Worin besteht die Bedeutung des Codex Justinianus für das moderne europäische Zivilrecht?
Der Codex Justinianus beeinflusste über das Mittelalter hinaus maßgeblich die Entwicklung der europäischen Zivilrechtsordnungen. Viele Institute des modernen Privatrechts, wie das Vertragsrecht, das Eigentumsrecht oder das Familienrecht, wurzeln im Codex Justinianus und dem weiteren Corpus Iuris Civilis. Mit der Rezeption des römischen Rechts im Heiligen Römischen Reich Deutscher Nation und der Entstehung des Bürgerlichen Gesetzbuchs in Deutschland sowie des Code Civil in Frankreich wirkte das justinianische Recht noch nachhaltig fort. Die Reduktion auf systematische Prinzipien, die präzise Begriffsbildung und die dogmatische Fundierung haben die europäische Rechtstradition bis heute geprägt.
In welchem Verhältnis stand der Codex Justinianus zu den anderen Teilen des Corpus Iuris Civilis?
Der Codex Justinianus bildet – neben den Digesten (Pandekten), den Institutionen und den Novellae – einen der vier Hauptteile des Corpus Iuris Civilis. Während der Codex ausschließlich Kaisergesetze (constitutiones) enthielt, versammelten die Digesten die Meinungen römischer Rechtsgelehrter, die Institutionen dienten als enzyklopädische Rechtseinführung und die Novellae umfassten spätere Gesetzesergänzungen. Im Zusammenspiel boten diese Texte ein vollständiges und abgestuftes Kompendium des damaligen römischen Rechts, das sowohl für die Rechtspraxis als auch für die juristische Ausbildung maßgeblich war.
Welche juristischen Herausforderungen ergaben sich bei der Auslegung des Codex Justinianus?

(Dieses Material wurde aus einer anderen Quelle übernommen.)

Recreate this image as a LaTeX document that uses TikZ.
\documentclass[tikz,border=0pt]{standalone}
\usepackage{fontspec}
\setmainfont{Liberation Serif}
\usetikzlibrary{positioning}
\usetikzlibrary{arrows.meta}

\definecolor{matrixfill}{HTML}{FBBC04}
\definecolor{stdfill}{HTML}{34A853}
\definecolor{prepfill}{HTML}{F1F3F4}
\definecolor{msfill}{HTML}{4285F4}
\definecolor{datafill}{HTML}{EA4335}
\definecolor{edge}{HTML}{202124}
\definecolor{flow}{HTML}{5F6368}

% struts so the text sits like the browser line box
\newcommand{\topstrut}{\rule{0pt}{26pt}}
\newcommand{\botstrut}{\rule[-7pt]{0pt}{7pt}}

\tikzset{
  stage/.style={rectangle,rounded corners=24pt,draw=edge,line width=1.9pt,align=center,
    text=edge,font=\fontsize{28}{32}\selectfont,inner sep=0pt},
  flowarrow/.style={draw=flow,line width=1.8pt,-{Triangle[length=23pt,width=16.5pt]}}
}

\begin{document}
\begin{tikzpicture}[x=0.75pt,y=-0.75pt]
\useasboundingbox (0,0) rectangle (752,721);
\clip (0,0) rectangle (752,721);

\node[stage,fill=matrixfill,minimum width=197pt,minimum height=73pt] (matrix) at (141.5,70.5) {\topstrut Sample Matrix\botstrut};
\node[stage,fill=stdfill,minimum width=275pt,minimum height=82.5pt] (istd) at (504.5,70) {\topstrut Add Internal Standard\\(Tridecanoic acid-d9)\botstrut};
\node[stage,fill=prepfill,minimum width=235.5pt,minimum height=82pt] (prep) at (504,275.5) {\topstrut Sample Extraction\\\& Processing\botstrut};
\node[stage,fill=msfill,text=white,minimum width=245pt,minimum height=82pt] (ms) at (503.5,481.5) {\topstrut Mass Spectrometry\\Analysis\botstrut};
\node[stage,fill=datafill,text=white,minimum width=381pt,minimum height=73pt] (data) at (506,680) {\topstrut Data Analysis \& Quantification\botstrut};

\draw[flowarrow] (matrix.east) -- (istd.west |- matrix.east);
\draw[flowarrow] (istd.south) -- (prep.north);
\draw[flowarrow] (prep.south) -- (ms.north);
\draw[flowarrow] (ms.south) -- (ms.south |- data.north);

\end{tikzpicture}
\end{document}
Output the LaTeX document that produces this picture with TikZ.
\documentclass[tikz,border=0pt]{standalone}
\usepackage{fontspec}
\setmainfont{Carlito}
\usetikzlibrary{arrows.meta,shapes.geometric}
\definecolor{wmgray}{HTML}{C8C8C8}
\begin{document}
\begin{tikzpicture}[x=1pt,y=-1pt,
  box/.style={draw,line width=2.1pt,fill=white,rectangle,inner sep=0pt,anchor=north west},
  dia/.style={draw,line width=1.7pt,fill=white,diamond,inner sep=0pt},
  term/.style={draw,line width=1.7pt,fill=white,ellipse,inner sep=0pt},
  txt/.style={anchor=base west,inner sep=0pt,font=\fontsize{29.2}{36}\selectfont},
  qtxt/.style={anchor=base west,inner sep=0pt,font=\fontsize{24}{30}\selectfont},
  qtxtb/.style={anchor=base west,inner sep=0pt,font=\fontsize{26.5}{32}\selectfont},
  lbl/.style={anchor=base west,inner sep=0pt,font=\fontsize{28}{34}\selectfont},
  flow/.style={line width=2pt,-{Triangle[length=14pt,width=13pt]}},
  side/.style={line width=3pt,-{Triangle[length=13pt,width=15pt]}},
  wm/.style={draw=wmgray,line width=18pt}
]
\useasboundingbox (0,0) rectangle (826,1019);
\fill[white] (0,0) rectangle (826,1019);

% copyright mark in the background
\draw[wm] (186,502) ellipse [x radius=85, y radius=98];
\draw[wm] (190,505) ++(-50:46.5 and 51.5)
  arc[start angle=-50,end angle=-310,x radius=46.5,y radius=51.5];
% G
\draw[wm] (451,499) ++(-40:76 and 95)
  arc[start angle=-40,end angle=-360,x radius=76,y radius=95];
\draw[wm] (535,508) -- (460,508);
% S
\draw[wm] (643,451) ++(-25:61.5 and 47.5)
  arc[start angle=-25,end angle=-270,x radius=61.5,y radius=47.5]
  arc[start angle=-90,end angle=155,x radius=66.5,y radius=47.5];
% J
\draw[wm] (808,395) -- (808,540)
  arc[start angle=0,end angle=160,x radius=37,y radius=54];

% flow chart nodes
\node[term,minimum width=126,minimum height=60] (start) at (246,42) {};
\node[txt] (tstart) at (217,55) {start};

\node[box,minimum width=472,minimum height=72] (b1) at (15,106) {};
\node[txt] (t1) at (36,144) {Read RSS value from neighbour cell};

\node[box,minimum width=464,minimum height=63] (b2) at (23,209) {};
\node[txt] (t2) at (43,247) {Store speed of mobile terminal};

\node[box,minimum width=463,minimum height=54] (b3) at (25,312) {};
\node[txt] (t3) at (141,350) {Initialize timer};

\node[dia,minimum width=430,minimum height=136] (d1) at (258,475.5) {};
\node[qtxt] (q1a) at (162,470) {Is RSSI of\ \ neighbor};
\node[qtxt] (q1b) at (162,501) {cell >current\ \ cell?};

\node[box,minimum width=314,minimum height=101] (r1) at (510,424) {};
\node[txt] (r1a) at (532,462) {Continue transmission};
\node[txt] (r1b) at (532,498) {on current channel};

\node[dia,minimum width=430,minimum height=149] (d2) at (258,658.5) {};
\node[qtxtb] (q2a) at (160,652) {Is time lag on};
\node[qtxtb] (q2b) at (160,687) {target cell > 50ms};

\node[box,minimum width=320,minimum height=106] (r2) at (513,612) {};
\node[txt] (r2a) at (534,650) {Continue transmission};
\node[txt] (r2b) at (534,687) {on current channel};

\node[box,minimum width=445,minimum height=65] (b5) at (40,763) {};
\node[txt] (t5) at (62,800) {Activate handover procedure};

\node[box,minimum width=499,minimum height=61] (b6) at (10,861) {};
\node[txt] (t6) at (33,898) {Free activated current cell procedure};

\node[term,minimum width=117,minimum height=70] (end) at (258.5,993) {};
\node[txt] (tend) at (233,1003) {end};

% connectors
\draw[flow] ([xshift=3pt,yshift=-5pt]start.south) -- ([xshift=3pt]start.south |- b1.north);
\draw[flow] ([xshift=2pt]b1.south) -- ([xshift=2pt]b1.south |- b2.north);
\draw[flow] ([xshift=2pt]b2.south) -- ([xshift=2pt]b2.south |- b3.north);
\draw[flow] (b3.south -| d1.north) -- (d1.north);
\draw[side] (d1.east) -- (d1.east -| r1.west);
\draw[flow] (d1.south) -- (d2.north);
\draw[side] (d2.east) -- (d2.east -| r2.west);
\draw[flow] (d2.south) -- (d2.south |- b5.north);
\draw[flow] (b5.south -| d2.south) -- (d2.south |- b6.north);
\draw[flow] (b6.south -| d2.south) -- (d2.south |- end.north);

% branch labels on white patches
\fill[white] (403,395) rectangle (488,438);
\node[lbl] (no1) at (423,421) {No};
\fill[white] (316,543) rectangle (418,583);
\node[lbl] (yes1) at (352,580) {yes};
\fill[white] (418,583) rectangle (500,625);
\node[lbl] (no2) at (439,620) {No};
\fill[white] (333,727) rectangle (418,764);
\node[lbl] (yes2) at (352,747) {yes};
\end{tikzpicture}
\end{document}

Die Auslegung des Codex Justinianus stellte Juristen vor verschiedene Herausforderungen. Einerseits war die römische Rechtssprache, das Latein, mitunter schwer verständlich und mehrdeutig. Andererseits waren trotz der Kodifikation noch viele Auslegungsfragen offen geblieben, etwa wenn es um die Anpassung der alten Normen an neue gesellschaftliche Verhältnisse oder um das Verhältnis des Codex zu lokalen Rechtsgewohnheiten ging. Ferner mussten Juristen klären, wie der Codex mit späteren Gesetzesänderungen (Novellae) in Einklang zu bringen war und wie mit den Überlieferungsfehlern in den verschiedenen Handschriften umzugehen sei. Diese Herausforderungen führten zur Entstehung einer umfangreichen juristischen Kommentarliteratur und Schulpraxis, insbesondere im Mittelalter und der Frühen Neuzeit.